Directive → Only the lines from the start of the data through the line containing "const bedH = [0, 0];" should be written out, exactly as they are, with both ends included and the pictures left out.
--- Start ---
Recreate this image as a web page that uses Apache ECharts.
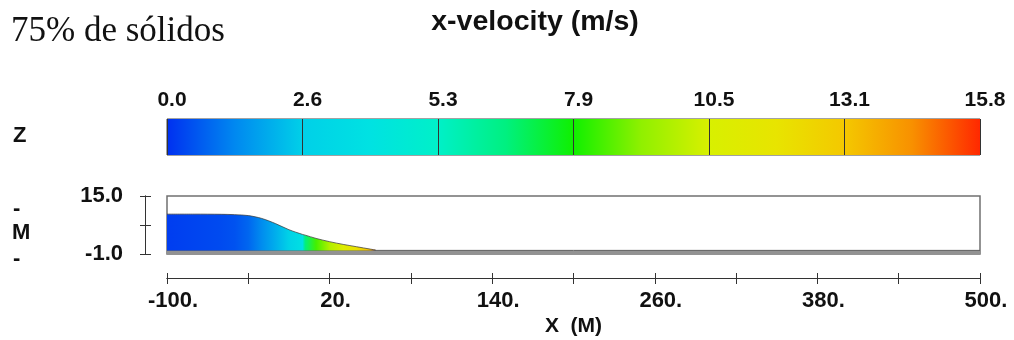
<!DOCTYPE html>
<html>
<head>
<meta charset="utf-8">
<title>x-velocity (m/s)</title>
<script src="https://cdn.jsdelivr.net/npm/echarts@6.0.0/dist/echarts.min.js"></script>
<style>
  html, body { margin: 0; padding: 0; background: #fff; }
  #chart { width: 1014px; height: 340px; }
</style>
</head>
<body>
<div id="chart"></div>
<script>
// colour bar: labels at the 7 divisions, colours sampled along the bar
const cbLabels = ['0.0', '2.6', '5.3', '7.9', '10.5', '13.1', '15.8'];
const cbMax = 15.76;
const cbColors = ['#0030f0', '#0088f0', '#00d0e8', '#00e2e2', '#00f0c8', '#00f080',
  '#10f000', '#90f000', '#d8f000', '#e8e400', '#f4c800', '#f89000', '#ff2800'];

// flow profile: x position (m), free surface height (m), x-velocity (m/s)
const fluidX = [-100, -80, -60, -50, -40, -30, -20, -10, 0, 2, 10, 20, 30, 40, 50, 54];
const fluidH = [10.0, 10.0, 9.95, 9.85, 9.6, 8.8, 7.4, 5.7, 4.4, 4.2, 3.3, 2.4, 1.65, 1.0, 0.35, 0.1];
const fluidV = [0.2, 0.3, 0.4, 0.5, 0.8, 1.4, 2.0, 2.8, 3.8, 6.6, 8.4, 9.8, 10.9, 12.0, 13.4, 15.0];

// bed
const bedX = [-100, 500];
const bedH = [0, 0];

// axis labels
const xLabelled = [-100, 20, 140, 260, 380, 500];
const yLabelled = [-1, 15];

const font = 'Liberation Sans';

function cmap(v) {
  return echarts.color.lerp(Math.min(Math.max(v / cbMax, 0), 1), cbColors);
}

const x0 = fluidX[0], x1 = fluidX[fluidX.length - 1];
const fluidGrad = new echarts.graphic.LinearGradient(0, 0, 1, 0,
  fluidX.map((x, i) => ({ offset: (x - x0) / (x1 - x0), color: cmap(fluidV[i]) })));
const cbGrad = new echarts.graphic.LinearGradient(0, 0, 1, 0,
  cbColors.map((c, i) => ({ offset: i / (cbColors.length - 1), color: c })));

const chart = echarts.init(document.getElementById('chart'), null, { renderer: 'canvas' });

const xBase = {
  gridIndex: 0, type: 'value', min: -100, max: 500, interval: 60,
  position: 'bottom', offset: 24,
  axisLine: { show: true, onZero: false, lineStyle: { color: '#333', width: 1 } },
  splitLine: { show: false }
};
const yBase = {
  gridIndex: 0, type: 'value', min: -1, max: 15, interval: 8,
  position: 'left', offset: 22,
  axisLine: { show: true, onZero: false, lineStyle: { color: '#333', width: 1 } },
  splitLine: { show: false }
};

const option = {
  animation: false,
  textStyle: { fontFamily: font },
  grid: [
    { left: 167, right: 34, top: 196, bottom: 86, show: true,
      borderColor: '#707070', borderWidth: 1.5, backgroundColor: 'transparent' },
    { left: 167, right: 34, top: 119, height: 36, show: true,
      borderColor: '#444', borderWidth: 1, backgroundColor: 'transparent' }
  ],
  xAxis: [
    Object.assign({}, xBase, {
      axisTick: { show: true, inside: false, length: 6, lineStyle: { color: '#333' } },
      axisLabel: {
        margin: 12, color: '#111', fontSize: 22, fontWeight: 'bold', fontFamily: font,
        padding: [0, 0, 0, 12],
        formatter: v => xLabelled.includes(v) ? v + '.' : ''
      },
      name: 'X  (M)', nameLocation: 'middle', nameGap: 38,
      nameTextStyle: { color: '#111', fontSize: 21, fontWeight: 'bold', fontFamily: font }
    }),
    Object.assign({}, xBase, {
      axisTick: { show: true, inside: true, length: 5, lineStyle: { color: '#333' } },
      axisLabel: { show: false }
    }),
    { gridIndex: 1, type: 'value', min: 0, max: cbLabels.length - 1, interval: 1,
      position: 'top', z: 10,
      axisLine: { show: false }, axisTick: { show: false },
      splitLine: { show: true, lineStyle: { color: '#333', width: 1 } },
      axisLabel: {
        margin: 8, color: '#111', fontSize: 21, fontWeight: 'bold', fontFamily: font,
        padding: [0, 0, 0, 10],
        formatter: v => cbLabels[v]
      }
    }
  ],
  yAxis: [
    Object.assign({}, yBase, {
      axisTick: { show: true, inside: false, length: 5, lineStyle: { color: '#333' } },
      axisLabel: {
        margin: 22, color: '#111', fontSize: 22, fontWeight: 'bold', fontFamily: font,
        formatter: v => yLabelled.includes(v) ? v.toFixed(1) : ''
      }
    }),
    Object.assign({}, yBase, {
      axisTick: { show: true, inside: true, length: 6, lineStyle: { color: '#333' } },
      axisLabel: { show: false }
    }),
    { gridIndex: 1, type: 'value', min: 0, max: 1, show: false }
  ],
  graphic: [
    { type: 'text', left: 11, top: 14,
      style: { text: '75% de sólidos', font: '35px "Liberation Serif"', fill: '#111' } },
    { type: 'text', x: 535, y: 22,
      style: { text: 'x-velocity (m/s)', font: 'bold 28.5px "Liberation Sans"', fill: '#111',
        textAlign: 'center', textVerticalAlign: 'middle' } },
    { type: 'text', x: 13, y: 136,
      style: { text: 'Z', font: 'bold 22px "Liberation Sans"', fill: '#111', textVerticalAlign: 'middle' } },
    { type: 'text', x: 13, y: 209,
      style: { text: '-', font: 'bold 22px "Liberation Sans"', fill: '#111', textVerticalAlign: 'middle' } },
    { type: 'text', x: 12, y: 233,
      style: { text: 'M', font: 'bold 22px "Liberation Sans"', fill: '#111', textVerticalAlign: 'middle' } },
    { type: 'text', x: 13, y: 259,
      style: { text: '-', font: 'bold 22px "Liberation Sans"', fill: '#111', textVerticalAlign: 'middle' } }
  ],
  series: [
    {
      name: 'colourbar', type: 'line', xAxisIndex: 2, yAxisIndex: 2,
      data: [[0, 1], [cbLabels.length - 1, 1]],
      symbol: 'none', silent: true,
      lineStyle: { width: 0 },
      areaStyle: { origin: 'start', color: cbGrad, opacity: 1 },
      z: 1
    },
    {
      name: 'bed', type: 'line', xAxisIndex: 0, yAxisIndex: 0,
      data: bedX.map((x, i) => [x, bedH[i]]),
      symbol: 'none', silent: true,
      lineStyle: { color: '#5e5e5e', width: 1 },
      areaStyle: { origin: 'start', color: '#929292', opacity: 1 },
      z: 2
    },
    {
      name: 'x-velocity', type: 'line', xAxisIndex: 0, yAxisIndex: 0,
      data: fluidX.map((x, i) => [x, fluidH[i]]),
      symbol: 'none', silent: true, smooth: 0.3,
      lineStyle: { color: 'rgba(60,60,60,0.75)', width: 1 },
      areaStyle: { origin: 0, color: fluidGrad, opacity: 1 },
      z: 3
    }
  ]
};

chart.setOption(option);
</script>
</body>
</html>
--- End ---
Expected answer →
Recreate this image as a web page that uses Apache ECharts.
<!DOCTYPE html>
<html>
<head>
<meta charset="utf-8">
<title>x-velocity (m/s)</title>
<script src="https://cdn.jsdelivr.net/npm/echarts@6.0.0/dist/echarts.min.js"></script>
<style>
  html, body { margin: 0; padding: 0; background: #fff; }
  #chart { width: 1014px; height: 340px; }
</style>
</head>
<body>
<div id="chart"></div>
<script>
// colour bar: labels at the 7 divisions, colours sampled along the bar
const cbLabels = ['0.0', '2.6', '5.3', '7.9', '10.5', '13.1', '15.8'];
const cbMax = 15.76;
const cbColors = ['#0030f0', '#0088f0', '#00d0e8', '#00e2e2', '#00f0c8', '#00f080',
  '#10f000', '#90f000', '#d8f000', '#e8e400', '#f4c800', '#f89000', '#ff2800'];

// flow profile: x position (m), free surface height (m), x-velocity (m/s)
const fluidX = [-100, -80, -60, -50, -40, -30, -20, -10, 0, 2, 10, 20, 30, 40, 50, 54];
const fluidH = [10.0, 10.0, 9.95, 9.85, 9.6, 8.8, 7.4, 5.7, 4.4, 4.2, 3.3, 2.4, 1.65, 1.0, 0.35, 0.1];
const fluidV = [0.2, 0.3, 0.4, 0.5, 0.8, 1.4, 2.0, 2.8, 3.8, 6.6, 8.4, 9.8, 10.9, 12.0, 13.4, 15.0];

// bed
const bedX = [-100, 500];
const bedH = [0, 0];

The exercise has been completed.